In response to Bill's comments, General Motors issued a press release stating: If GM had developed technology like Microsoft, we would all be driving cars with the following characteristics (and I just love this part):

1. For no reason whatsoever, your car would crash twice a day.

2. Every time they repainted the lines in the road, you would have to buy a new car.

3. Occasionally your car would die on the freeway for no reason. You would have to pull to the side of the
road, close all of the windows, shut off the car, restart it, and reopen the windows before you could continue. For some reason you would simply accept this.

4. Occasionally, executing a maneuver such as a left turn would cause your car to shut down and refuse to restart, in which case you would have to reinstall the engine.

5. Macintosh! would make a car that was powered by the sun, was reliable, five times as fast and twice as easy to drive -- but would run on only five percent of the roads.

6. The oil, water temperature, and alternator warning lights would all be replaced by a single "This Car Has Performed An Illegal Operation" warning light.

7. The airbag system would ask "Are you sure?" before deploying.

8. Occasionally, for no reason whatsoever, your car would lock you out! and refuse to let you in until you simultaneously lifted the door handle, turned the key and grabbed hold of the radio antenna.

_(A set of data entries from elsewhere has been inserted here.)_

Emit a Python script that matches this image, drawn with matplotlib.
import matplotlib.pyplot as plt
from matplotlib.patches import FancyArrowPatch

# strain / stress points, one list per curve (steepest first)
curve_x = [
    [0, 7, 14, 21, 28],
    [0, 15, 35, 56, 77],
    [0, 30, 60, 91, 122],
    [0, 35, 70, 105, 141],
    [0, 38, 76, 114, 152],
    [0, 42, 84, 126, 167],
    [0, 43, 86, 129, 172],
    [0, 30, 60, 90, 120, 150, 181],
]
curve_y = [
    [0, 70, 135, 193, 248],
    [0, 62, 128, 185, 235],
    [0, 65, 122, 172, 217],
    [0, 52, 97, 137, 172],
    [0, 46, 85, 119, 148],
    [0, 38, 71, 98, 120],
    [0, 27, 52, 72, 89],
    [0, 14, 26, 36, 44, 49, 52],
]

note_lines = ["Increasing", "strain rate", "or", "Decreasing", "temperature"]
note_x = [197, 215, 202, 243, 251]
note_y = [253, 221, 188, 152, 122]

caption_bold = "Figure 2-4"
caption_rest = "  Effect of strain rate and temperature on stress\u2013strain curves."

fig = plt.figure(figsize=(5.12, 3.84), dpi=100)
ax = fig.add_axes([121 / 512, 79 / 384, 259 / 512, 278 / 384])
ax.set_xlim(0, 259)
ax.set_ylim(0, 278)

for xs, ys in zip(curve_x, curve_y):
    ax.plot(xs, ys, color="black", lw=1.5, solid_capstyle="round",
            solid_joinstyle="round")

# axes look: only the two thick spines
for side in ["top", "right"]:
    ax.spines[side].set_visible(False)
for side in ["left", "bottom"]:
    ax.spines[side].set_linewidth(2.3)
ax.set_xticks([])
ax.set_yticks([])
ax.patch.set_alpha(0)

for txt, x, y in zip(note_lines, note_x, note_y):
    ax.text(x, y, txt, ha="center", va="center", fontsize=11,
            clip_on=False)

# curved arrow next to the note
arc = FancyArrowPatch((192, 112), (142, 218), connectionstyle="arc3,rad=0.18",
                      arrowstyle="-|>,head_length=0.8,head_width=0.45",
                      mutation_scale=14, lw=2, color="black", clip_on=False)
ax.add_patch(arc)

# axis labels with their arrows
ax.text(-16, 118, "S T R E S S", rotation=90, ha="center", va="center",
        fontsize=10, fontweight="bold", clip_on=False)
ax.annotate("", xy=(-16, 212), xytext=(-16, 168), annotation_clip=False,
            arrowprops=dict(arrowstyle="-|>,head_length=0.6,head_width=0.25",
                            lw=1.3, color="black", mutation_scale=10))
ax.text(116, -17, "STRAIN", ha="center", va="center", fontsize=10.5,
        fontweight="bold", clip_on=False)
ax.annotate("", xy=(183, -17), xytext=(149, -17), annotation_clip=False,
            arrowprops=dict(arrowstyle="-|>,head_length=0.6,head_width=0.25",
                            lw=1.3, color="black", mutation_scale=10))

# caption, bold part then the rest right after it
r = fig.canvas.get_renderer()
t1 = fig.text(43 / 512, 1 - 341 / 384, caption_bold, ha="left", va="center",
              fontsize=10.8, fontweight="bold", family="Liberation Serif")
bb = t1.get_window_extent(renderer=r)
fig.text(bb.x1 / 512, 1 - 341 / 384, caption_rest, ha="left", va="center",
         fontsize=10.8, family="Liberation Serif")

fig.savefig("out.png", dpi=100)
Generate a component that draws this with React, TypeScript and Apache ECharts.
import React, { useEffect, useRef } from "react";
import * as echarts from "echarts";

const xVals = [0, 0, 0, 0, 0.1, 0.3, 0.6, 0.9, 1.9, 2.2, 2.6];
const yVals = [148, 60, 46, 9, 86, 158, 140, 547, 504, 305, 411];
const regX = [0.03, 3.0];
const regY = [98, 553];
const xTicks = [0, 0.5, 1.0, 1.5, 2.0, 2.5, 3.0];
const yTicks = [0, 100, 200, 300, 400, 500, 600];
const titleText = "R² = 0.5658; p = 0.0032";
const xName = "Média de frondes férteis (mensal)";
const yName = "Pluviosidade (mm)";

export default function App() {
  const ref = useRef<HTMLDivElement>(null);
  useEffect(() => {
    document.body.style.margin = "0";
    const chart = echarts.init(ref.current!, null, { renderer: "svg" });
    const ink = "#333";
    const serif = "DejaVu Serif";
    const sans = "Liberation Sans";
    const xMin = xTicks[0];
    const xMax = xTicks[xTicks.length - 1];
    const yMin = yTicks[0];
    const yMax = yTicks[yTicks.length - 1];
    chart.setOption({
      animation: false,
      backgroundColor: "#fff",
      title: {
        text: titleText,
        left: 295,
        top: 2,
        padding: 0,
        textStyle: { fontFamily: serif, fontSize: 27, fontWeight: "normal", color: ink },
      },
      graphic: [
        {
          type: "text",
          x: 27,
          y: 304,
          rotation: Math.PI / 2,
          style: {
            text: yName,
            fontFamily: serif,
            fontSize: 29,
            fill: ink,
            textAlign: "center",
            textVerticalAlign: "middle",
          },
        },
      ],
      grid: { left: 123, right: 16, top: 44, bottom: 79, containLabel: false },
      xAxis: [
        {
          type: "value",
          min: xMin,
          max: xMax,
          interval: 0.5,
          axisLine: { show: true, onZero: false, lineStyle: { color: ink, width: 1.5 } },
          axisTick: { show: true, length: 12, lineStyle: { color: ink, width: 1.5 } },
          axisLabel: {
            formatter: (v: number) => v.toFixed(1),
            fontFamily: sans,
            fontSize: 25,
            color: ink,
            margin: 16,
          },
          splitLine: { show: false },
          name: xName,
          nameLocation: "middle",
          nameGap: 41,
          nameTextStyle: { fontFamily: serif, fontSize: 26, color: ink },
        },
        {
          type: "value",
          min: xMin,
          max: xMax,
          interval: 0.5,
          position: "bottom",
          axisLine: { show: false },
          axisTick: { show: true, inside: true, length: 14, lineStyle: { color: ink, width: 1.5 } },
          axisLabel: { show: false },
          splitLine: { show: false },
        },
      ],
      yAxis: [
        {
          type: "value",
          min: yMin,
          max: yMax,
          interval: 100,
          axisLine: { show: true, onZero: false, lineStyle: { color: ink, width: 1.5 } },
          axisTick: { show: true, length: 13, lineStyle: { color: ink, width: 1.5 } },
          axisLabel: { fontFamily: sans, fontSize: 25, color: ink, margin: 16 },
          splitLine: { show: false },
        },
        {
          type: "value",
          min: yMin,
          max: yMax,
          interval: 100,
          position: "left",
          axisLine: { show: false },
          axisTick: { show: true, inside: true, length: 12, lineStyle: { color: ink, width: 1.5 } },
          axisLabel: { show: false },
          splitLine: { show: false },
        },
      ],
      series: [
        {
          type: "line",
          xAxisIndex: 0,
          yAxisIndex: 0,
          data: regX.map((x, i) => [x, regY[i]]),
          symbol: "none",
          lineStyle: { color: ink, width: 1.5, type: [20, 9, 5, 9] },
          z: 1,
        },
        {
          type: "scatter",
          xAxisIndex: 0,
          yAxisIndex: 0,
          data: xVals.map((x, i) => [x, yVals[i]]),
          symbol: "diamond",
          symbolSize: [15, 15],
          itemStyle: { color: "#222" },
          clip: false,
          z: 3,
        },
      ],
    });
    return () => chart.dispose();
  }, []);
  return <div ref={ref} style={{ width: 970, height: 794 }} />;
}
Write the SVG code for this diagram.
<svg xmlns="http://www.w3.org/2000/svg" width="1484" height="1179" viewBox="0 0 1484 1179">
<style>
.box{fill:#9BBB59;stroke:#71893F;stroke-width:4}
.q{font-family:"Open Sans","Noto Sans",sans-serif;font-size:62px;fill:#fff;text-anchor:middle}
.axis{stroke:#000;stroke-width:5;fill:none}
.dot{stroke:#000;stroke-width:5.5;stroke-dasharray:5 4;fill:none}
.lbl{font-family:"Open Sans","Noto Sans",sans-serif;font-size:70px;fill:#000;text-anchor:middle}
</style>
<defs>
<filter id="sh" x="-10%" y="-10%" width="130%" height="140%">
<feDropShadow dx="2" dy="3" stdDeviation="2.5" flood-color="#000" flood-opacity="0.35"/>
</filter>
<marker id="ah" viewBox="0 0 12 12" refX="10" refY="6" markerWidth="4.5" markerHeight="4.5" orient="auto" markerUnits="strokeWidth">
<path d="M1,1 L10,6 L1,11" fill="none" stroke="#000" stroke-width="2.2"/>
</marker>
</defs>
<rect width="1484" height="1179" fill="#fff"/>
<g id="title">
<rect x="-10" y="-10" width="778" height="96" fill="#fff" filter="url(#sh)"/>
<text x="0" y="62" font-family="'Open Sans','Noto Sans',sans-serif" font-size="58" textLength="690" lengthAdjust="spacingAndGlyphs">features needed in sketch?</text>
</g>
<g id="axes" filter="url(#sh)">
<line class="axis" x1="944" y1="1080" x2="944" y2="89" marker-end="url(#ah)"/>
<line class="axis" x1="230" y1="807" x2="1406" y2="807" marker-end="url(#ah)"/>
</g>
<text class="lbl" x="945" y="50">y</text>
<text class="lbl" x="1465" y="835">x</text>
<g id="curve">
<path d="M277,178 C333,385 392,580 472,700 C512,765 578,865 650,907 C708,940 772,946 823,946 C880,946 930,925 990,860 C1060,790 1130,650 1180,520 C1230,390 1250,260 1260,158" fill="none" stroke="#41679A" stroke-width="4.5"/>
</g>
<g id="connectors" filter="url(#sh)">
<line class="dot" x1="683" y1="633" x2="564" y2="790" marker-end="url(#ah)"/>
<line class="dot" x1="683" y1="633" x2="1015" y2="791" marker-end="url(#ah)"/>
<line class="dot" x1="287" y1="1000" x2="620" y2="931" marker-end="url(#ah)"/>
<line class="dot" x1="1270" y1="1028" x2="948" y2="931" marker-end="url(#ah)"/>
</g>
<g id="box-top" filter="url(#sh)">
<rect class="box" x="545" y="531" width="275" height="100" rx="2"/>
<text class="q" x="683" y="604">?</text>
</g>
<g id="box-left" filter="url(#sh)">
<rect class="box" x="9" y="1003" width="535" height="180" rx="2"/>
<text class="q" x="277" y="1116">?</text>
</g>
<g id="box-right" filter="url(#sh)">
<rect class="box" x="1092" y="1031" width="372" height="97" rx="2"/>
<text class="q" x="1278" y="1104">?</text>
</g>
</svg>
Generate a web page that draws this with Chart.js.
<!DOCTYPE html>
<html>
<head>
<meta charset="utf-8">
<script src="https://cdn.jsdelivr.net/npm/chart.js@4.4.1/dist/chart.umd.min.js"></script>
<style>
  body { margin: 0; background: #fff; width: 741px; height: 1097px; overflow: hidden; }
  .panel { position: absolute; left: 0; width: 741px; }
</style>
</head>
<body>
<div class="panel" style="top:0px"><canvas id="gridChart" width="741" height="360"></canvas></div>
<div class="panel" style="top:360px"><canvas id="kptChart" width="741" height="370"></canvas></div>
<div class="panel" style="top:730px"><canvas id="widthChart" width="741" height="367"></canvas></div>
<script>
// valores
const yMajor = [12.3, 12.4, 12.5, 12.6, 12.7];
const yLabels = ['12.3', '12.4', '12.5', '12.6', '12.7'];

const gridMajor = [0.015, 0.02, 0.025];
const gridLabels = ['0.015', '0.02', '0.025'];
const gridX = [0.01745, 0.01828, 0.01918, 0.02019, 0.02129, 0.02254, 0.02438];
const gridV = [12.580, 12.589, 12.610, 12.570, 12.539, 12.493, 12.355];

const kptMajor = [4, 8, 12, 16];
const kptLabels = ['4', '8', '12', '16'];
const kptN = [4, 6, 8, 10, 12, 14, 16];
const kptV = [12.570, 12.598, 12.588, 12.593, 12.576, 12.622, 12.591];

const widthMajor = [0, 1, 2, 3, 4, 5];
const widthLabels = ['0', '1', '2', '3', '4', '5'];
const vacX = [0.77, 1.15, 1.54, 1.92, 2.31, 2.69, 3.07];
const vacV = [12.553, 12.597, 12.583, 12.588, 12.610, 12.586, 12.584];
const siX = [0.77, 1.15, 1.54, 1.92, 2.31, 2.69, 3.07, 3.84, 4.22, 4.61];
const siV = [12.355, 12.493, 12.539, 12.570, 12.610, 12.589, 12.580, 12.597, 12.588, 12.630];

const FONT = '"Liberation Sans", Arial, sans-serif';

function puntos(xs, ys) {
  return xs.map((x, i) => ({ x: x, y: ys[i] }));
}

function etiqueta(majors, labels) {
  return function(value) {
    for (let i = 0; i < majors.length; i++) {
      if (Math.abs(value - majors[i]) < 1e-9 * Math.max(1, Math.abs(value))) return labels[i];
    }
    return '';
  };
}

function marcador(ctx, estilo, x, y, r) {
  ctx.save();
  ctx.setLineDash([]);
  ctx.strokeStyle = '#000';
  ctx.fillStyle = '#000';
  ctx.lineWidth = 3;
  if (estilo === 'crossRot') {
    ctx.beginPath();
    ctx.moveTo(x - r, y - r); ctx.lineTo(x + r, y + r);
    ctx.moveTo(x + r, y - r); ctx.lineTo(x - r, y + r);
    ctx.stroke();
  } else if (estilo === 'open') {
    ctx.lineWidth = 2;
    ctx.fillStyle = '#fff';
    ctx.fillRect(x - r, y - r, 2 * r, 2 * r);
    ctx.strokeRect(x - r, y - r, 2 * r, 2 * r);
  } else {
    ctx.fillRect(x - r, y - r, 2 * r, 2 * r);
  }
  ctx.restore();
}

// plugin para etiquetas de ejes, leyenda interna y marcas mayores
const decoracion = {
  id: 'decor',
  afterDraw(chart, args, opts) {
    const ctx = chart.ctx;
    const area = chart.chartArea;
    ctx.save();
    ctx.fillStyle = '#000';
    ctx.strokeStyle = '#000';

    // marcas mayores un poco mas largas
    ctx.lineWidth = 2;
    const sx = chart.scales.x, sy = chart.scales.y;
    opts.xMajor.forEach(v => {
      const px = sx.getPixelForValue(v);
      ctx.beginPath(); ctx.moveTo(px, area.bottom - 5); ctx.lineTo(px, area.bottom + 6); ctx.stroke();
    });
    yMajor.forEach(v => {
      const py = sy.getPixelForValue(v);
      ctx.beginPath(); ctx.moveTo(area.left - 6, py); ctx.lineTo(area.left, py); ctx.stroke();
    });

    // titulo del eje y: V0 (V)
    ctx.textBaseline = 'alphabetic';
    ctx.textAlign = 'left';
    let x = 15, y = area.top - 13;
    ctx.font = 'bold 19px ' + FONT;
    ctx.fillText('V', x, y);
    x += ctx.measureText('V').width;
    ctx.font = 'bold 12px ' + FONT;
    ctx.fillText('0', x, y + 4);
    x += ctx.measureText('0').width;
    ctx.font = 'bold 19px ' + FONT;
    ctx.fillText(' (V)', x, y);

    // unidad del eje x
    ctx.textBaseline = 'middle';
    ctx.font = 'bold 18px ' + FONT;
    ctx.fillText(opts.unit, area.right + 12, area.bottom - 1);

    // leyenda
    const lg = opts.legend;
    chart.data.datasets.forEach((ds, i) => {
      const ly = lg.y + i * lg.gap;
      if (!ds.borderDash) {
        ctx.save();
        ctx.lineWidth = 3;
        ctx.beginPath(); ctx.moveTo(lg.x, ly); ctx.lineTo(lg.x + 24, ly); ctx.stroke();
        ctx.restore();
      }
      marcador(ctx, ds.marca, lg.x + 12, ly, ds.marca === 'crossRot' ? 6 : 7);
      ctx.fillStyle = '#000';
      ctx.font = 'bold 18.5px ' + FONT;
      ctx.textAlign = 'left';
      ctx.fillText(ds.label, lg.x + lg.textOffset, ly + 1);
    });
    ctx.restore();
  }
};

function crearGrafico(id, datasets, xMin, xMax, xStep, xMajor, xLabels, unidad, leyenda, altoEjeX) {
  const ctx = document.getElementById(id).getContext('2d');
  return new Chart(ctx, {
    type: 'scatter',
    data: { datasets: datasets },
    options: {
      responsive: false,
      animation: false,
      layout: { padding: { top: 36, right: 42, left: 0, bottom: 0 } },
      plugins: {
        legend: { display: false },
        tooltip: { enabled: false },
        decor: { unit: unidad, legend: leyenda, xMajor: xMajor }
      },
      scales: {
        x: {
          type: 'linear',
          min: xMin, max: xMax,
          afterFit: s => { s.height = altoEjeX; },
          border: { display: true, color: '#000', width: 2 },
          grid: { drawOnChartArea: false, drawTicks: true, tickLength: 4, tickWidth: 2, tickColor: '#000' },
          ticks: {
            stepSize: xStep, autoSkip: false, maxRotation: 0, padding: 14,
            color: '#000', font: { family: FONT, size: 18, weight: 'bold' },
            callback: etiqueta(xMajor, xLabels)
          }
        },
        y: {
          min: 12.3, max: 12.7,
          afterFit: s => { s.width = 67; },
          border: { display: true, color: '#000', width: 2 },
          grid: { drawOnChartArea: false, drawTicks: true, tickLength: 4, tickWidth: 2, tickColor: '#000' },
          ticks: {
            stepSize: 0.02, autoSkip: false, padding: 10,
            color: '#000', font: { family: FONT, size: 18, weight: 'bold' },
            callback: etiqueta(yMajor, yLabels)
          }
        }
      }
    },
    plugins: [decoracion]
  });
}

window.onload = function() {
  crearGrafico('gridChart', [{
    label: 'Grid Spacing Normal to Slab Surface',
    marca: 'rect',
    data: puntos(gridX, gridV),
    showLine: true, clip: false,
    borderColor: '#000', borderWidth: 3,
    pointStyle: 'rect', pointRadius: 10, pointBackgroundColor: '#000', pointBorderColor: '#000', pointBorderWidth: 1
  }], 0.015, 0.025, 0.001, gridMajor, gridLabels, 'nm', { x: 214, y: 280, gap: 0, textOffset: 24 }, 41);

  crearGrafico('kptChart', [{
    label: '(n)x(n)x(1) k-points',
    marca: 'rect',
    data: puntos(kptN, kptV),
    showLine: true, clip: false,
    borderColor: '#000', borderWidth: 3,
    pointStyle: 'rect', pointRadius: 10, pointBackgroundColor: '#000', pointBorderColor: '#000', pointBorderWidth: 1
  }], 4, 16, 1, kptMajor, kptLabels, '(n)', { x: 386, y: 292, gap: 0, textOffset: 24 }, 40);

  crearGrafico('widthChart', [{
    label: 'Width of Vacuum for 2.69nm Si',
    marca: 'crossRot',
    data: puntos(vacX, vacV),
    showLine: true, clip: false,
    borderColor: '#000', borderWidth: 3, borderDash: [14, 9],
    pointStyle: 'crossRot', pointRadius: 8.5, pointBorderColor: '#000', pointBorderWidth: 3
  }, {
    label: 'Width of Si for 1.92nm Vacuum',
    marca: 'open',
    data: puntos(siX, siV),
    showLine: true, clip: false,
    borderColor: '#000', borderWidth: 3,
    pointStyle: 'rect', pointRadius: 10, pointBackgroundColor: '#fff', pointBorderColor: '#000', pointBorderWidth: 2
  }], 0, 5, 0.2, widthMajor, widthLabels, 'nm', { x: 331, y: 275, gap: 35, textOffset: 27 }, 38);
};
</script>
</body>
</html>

9. Every time a new car was introduced car buyers would have to learn how to drive all over again because none of the controls would operate in the same manner as the old car.

10. You'd have to press the "Start" button to turn the engine off.

1 comment:

carey said...

i love this. i am one of those 'by-the-seat-of-my-pants' kind of people. i don't back anything up. and i run a business off my system. i guess i am putting way too much faith in my dell...or i'm just plain lazy.
someday, you are going to hear a scream that will shatter windows across montrose. that will be me. you'll know my computer just crashed for good.